Lines of data
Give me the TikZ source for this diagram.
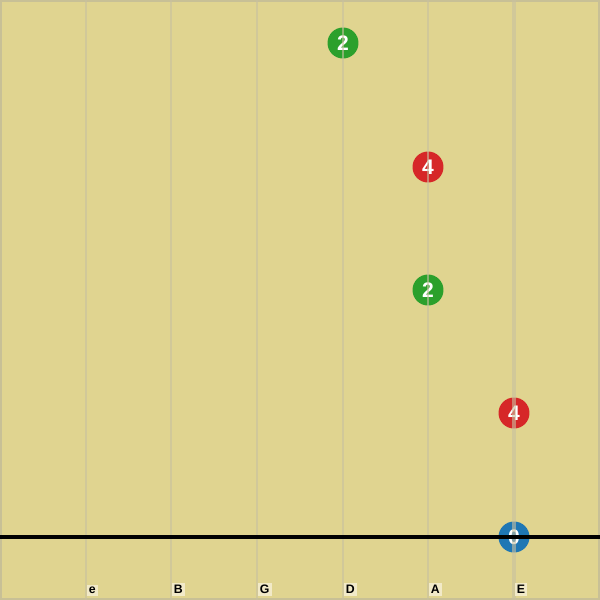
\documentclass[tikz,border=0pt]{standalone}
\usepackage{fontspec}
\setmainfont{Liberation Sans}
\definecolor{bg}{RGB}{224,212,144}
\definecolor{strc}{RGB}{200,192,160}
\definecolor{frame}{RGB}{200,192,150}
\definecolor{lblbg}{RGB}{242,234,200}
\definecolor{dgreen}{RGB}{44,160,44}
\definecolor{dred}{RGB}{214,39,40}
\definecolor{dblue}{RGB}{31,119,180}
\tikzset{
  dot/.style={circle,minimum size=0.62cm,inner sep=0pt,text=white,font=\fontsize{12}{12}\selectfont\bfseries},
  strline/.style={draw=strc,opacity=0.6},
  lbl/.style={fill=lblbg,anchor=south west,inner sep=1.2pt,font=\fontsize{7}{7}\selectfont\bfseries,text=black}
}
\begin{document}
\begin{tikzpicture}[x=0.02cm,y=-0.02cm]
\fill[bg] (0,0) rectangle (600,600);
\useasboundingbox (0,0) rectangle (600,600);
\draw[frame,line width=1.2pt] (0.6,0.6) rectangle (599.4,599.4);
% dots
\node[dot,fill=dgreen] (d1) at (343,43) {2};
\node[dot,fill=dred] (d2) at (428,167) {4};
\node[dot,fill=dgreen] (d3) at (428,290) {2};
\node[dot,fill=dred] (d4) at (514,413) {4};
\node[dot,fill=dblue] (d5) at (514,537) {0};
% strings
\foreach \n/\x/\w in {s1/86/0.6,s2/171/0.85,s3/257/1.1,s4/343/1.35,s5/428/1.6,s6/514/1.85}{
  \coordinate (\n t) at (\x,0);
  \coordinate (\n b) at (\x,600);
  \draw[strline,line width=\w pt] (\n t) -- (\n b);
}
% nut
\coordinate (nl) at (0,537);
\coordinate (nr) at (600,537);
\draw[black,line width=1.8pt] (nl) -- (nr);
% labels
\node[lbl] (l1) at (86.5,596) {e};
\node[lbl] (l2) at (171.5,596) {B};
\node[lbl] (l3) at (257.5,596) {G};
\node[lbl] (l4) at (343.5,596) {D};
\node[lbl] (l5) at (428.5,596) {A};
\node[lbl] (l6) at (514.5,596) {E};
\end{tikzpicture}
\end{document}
--
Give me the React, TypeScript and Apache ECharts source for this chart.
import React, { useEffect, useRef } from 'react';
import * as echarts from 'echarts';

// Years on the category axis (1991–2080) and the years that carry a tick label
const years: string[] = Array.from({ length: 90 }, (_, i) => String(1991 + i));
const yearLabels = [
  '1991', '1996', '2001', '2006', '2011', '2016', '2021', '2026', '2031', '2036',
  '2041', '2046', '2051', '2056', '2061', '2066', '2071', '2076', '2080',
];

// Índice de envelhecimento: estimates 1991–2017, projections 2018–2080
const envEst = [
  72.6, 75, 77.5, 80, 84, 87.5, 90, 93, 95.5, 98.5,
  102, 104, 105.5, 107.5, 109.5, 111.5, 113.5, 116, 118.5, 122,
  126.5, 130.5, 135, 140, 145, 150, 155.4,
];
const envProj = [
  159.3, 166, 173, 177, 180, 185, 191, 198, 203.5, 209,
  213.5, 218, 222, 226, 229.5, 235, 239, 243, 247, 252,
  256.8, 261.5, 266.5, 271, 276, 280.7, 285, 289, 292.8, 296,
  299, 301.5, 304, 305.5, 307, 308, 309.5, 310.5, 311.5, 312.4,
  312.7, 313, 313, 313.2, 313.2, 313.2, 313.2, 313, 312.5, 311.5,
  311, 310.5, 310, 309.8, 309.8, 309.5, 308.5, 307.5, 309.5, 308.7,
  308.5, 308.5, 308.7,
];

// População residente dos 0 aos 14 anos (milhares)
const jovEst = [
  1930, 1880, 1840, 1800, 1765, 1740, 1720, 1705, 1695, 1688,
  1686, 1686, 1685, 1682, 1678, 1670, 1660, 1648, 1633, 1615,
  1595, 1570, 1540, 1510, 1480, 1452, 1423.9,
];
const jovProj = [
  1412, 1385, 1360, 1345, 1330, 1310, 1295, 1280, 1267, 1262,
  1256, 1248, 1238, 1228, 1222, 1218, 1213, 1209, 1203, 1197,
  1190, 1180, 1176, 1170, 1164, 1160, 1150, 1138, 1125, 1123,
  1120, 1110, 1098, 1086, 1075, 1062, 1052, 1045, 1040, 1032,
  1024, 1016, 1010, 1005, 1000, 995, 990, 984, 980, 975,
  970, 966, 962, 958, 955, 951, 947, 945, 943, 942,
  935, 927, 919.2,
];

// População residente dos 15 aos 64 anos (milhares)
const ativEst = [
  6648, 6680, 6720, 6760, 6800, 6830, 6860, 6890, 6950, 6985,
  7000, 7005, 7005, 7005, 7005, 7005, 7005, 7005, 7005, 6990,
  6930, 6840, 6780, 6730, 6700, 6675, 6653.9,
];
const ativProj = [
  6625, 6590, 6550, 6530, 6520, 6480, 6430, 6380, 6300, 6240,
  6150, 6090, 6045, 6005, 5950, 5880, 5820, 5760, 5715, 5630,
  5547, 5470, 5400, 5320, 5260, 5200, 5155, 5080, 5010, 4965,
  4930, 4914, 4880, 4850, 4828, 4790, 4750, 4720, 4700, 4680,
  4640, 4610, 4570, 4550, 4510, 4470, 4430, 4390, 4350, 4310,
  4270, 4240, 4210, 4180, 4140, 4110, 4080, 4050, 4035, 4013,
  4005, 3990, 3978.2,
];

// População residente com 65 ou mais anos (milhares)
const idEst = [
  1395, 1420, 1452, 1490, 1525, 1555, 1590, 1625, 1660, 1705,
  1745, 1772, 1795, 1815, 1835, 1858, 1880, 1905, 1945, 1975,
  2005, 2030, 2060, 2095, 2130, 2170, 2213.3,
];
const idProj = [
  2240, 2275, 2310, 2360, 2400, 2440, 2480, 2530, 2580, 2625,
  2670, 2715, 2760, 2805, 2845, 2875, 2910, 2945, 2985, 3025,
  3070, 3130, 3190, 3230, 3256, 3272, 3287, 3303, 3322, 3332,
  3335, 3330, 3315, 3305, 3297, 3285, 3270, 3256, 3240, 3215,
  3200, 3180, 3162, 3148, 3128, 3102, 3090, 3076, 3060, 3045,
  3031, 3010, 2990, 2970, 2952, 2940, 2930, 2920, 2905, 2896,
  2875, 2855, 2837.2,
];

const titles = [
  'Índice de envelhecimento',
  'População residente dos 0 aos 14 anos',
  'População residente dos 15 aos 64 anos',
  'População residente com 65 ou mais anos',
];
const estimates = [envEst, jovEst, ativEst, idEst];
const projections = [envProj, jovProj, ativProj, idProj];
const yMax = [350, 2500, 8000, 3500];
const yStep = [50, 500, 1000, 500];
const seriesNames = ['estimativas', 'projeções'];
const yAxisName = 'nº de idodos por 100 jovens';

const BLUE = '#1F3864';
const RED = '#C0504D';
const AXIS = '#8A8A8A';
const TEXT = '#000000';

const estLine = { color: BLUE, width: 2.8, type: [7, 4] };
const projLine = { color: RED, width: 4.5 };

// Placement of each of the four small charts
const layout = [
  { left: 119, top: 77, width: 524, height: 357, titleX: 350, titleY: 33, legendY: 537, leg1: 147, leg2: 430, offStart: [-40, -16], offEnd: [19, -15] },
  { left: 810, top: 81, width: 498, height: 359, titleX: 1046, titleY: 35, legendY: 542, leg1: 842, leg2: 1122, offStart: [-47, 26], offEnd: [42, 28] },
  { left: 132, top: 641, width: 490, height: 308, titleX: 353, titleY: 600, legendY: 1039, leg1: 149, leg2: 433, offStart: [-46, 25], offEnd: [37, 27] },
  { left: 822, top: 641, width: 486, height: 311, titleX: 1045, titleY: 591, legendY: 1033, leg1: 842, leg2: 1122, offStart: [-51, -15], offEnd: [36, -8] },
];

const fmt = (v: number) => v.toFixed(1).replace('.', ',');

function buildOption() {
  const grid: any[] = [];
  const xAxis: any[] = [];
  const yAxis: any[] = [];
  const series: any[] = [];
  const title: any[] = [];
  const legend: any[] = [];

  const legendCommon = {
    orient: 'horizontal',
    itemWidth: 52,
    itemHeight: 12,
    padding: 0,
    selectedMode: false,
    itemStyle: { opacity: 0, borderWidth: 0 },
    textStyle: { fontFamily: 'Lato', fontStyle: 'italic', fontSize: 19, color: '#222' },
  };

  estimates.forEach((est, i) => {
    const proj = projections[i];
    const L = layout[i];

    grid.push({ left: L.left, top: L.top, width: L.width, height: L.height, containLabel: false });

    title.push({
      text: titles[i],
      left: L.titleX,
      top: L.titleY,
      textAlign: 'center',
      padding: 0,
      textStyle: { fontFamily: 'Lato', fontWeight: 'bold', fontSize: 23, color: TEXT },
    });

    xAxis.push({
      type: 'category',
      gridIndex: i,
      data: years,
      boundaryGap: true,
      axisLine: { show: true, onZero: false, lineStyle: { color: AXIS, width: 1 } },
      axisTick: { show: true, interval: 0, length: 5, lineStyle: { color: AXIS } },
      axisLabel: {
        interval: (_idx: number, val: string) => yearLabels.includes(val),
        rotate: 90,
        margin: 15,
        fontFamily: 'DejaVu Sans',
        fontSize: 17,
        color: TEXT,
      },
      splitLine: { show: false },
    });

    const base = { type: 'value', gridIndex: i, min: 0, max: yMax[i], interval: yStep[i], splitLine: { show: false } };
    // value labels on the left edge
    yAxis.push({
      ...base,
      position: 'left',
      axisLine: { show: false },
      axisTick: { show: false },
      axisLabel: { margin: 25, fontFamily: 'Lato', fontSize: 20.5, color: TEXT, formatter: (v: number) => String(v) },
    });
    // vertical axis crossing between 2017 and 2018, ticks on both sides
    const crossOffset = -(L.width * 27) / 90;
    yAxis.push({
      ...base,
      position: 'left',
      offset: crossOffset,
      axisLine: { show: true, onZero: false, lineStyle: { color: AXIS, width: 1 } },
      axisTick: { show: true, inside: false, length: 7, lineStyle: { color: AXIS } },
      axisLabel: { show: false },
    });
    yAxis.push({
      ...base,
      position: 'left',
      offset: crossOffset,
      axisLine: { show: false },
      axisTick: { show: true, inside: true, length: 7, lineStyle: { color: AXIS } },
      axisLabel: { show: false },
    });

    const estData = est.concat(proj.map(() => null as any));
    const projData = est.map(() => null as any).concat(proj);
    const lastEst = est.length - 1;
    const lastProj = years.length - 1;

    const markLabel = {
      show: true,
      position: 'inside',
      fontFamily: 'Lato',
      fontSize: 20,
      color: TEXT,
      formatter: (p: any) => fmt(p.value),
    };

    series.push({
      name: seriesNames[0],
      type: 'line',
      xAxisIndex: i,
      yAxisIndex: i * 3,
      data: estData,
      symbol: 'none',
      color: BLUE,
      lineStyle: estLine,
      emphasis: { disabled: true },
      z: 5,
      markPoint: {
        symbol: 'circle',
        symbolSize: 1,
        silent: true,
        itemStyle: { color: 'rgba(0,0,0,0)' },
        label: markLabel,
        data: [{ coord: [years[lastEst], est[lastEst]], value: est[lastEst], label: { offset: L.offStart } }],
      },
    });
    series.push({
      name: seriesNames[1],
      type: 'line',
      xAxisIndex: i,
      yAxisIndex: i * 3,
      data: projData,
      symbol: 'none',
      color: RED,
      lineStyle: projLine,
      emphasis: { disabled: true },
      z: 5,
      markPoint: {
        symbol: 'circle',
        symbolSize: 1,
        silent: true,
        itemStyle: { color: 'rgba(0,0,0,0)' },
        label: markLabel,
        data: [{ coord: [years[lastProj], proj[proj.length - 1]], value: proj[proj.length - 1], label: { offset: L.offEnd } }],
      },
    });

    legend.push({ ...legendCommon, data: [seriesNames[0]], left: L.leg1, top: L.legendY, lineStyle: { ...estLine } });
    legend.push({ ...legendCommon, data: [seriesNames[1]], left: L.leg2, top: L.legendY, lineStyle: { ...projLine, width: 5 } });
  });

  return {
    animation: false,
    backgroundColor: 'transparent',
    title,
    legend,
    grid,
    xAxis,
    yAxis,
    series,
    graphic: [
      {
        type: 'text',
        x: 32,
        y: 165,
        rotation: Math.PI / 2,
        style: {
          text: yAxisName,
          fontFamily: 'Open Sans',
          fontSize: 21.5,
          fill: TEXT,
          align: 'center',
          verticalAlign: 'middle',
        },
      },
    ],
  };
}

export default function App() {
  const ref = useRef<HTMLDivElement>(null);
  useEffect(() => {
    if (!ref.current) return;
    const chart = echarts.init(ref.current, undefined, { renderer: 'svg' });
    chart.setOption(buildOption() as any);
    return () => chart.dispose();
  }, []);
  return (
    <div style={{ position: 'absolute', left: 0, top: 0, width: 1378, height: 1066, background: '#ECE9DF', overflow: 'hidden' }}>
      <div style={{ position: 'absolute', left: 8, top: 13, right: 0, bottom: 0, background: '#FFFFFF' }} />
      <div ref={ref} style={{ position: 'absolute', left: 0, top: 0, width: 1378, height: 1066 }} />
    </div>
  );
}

=== EXERCISE PROMPT ===
Copy all lines above containing the string "Give".

=== THE COMPLETED TASK ===
Give me the TikZ source for this diagram.
Give me the React, TypeScript and Apache ECharts source for this chart.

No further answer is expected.